Vega and Group Prove Fluent in Latin

The pianist and three other players join forces for an ad hoc quartet that offers engaging, imaginative and cohesive adaptations at Spazio.

December 12, 2001|DON HECKMAN | SPECIAL TO THE TIMES

What's in a name? Not always what it seems. Latin jazz groups are proliferating in all directions--some more Latin, some more jazz.

Yet one of the season's most engaging, unpretentious evenings of Latin jazz was provided at Spazio on Monday by pianist Donald Vega, leading a group that made no claims to be anything other than the Donald Vega Quartet.
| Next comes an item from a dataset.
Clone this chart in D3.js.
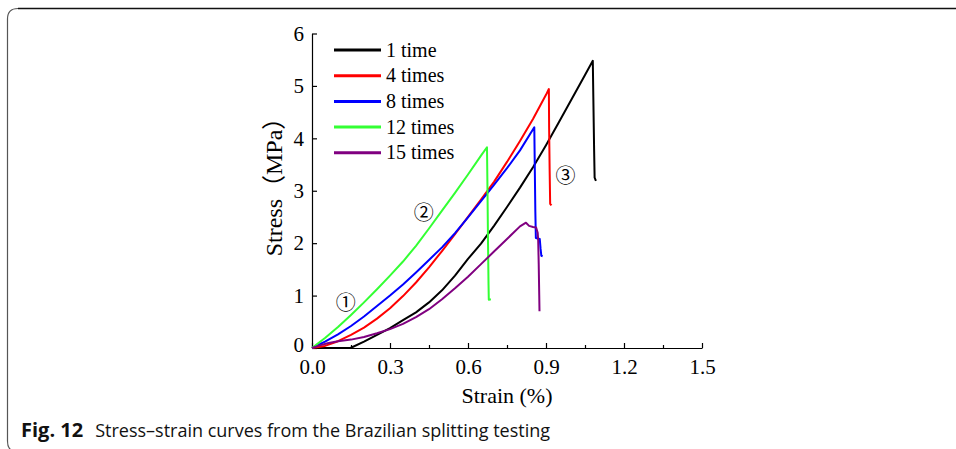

Interestingly, the group--performing in the Sherman Oaks jazz restaurant's newly upgraded performance area--was actually an ad hoc ensemble, assembled for this particular gig. That's the sort of game plan that can result in musical disaster, yet as sometimes happens in the creatively spontaneous environment of jazz, the four players--Vega, bassist John Belsaguy, drummer Tony Austin and conga player Angel Rodriguez--came together with remarkably fluent collectivity. And most of what they played fell well within the arena of Latin jazz.

Vega opened his set, in fact, by transforming the shifting harmonies of John Coltrane's "Giant Steps" into a floating bossa nova. Charlie Haden's "Our Spanish Love Song" added the soaring lyricism of a classic bolero, and the up-tempo, bebop trial-by-speed number "Cherokee" became a surging samba.

It's been nearly five years since Vega was at dire risk of being returned to his native Nicaragua as a consequence of the Immigration Reform Act of 1996. With the aid of friends and supporters, he is now a legal resident and a graduate of the USC School of Music.

And that's a good thing for jazz, because Vega is a first-rate musical talent, his skill and imagination improving by leaps and bounds, fully capable of bringing cohesion and compatibility to the diverse elements of jazz and Latin rhythms. His performance, in addition, underscored that Vega--who clearly has something original and compelling to say--is more than ready for his first recording as a leader.